As shown in FIG. 4 (c), in the case the output of the quantizer has four levels, with reference to three threshold values (+0.25, 0 and −0.25, for example), input values are classified corresponding to four output values (+1, 0.5, −0.5 and −1, for example). In this case, the output value becomes +1, if an input value of the quantizer is equal to or larger than +0.25, becomes +0.5, if an input value is equal to or larger than 0 and smaller than +0.25, becomes −0.5, if an input value is equal to or larger than −0.25 and smaller than 0, and becomes −1, if an input value is smaller than −0.25.
Further, signal and noise transfer functions of the Δ-Σ modulator are influenced by, in addition to the parameters of the quantizer (threshold values and output values) and multiplication coefficients (α, β), the order of the Δ-Σ modulator. The transfer functions are closely related to ACPR (Adjacent Channel leakage Power Ratio), which is one of essential standards concerning radio characteristics of a transmitter.

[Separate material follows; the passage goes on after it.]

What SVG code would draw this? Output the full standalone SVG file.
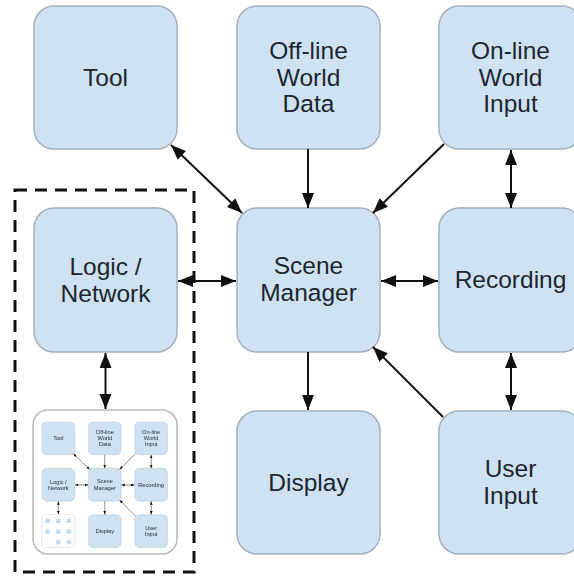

Specifically, a shape in shaping of the quantization noise that determines ACPR is dependent on the order and multiplication coefficients of a Δ-Σ modulator and the number of output bits of the quantizer. Generally, if the order increases, the degree of freedom of the shape in the shaping increases, and noise in the vicinity of a transmission signal band can thus be reduced. Further, if the number of the bits increases, electrical power of the whole quantization noise can be reduced. That is, by increasing the order or the number of the bits, the ACPR can be improved resultantly.